-------- Given information

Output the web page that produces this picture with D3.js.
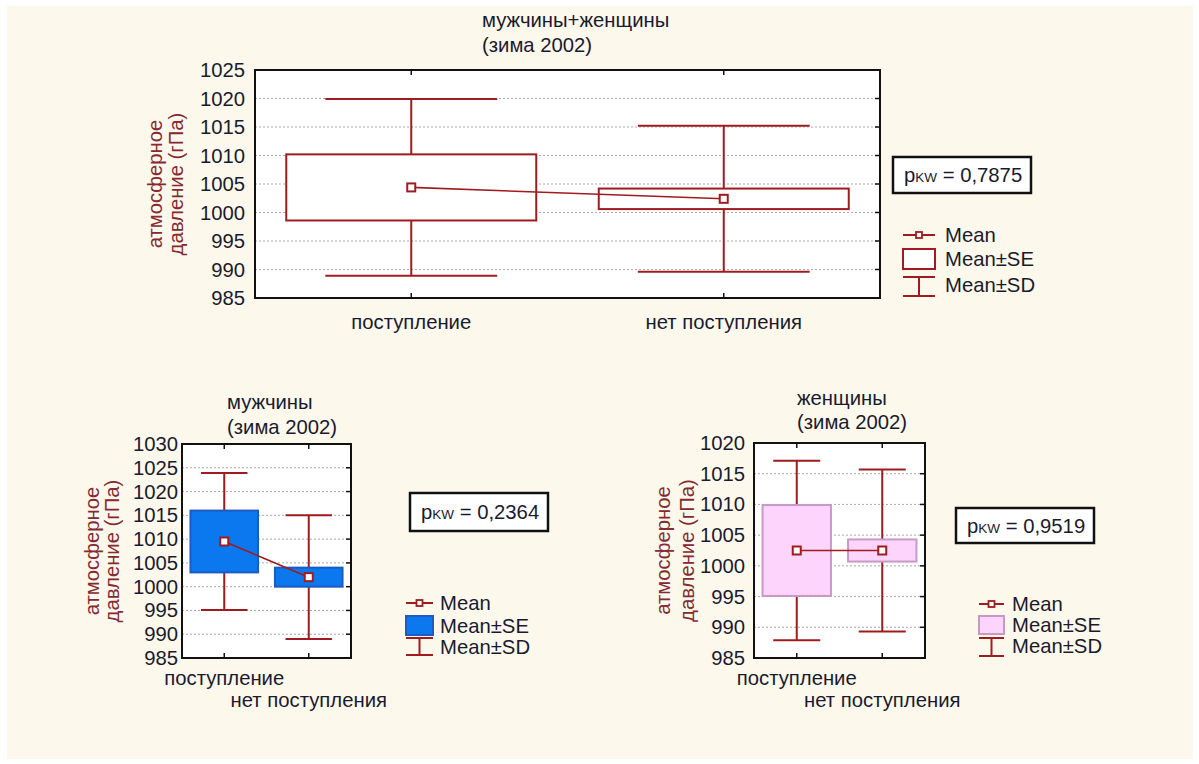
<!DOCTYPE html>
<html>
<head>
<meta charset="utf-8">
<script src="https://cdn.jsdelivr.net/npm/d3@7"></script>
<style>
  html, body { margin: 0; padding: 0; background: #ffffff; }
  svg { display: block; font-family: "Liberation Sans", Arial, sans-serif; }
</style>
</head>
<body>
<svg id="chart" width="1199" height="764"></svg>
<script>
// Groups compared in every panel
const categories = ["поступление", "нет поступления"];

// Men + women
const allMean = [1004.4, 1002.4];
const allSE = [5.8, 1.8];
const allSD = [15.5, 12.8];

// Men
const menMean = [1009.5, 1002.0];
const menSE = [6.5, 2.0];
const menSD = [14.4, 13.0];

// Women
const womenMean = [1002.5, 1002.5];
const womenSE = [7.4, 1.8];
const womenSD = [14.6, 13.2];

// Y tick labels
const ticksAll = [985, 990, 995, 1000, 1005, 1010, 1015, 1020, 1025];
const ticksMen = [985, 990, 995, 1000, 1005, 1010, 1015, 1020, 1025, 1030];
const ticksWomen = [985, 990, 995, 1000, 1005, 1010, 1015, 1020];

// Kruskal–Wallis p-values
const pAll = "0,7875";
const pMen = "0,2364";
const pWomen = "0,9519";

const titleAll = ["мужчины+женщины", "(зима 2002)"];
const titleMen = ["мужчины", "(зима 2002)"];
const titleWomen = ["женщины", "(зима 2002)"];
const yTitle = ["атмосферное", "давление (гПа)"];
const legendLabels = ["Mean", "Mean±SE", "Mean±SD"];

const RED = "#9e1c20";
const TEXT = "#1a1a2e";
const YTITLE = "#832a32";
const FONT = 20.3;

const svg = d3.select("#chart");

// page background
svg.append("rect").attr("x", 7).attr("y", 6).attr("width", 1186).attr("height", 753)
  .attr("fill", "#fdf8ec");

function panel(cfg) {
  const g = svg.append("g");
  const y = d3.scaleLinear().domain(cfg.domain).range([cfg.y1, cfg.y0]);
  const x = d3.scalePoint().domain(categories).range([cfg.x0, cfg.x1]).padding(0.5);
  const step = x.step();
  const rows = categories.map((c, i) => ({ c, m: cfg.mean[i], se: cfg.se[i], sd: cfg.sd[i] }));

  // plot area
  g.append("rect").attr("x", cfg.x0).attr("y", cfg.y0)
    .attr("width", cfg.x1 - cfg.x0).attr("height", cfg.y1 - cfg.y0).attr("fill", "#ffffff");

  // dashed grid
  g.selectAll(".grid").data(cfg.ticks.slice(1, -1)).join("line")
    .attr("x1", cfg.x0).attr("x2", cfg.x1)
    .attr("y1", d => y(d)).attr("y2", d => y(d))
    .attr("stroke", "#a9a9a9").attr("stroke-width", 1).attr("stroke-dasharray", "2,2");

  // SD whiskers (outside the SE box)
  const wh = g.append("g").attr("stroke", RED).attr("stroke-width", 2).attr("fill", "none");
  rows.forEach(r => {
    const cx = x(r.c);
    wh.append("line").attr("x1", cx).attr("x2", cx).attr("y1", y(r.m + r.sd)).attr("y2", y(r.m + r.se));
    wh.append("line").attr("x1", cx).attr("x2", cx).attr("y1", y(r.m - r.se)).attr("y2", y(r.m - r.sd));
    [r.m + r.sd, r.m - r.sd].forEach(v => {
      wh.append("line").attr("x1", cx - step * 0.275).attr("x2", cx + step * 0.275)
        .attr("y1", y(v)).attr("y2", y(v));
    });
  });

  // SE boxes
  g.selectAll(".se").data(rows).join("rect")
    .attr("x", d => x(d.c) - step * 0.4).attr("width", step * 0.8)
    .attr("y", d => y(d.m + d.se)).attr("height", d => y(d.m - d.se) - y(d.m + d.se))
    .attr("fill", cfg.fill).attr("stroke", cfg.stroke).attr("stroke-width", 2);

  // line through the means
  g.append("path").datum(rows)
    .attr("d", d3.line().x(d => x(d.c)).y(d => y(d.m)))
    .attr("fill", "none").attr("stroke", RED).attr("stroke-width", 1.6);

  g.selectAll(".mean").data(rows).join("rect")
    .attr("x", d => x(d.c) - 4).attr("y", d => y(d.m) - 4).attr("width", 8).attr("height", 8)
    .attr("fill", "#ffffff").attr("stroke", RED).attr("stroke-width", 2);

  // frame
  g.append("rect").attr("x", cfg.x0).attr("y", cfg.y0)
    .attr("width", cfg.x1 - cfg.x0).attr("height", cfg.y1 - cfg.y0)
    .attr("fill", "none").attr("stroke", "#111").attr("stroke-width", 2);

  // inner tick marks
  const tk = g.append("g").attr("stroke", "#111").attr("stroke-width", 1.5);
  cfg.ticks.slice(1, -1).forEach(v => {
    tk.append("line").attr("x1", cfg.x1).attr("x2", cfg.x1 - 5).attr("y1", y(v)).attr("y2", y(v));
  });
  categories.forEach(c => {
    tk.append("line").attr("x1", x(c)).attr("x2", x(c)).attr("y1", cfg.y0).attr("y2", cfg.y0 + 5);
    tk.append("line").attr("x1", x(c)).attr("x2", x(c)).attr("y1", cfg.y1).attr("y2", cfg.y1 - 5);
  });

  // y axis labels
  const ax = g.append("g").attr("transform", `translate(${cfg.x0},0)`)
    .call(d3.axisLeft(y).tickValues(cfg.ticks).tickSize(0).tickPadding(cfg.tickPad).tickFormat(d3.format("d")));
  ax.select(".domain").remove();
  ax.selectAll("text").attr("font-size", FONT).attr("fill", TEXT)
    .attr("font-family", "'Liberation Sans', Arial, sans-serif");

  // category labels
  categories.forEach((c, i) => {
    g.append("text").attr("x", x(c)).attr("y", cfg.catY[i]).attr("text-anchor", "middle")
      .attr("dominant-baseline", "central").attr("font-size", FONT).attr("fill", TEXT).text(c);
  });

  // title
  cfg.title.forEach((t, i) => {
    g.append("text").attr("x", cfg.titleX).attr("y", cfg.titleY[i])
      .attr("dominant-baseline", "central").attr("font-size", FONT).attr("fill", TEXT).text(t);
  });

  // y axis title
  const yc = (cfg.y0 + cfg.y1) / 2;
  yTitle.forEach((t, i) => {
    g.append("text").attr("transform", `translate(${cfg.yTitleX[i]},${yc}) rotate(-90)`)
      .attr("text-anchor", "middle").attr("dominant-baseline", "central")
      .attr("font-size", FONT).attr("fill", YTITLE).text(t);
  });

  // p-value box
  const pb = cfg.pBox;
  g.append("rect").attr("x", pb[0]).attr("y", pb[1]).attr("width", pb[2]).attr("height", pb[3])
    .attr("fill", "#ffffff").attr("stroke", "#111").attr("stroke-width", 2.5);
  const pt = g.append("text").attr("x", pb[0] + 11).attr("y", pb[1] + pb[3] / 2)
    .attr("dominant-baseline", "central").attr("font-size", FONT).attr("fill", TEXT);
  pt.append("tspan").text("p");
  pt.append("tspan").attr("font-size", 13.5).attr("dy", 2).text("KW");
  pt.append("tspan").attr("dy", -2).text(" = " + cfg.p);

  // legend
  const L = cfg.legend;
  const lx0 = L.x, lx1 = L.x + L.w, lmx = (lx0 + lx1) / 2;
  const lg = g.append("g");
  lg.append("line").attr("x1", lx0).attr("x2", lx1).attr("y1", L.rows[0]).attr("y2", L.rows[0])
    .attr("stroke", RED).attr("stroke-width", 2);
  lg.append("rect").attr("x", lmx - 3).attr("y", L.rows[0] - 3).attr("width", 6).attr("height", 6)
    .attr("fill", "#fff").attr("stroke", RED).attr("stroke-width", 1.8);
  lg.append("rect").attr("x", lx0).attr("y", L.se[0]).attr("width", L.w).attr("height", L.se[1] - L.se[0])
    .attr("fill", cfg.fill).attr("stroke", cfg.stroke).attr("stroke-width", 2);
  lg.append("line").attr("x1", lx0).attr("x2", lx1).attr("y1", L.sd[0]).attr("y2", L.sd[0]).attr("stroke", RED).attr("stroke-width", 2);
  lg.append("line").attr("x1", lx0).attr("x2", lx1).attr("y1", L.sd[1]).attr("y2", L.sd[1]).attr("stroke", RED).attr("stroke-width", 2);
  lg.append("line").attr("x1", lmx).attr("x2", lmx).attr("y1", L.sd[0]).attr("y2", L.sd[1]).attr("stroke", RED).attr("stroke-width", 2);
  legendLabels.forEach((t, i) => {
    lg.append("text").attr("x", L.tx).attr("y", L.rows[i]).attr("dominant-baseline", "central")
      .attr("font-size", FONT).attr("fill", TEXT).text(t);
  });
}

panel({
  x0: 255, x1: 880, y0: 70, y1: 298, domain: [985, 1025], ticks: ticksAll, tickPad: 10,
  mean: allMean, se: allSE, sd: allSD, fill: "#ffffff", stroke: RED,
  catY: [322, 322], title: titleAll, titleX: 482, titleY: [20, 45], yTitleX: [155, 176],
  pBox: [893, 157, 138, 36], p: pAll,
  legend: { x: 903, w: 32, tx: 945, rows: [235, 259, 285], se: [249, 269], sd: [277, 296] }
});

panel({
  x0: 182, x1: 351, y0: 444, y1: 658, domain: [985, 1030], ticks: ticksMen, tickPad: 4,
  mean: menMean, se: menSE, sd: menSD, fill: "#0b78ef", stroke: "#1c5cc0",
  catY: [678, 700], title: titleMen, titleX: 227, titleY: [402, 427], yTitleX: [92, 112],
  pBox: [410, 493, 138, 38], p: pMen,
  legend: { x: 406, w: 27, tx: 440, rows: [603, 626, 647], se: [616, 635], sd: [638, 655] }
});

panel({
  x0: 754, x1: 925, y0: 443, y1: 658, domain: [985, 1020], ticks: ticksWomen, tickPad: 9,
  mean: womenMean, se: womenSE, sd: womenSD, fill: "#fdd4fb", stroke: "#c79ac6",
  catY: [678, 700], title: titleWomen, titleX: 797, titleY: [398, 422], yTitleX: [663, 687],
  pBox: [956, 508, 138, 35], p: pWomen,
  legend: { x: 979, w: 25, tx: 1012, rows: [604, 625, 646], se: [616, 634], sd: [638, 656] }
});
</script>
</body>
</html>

----------------

Set task - Reproduce each line holding the word "page".

Output of the exercise -
Output the web page that produces this picture with D3.js.
// page background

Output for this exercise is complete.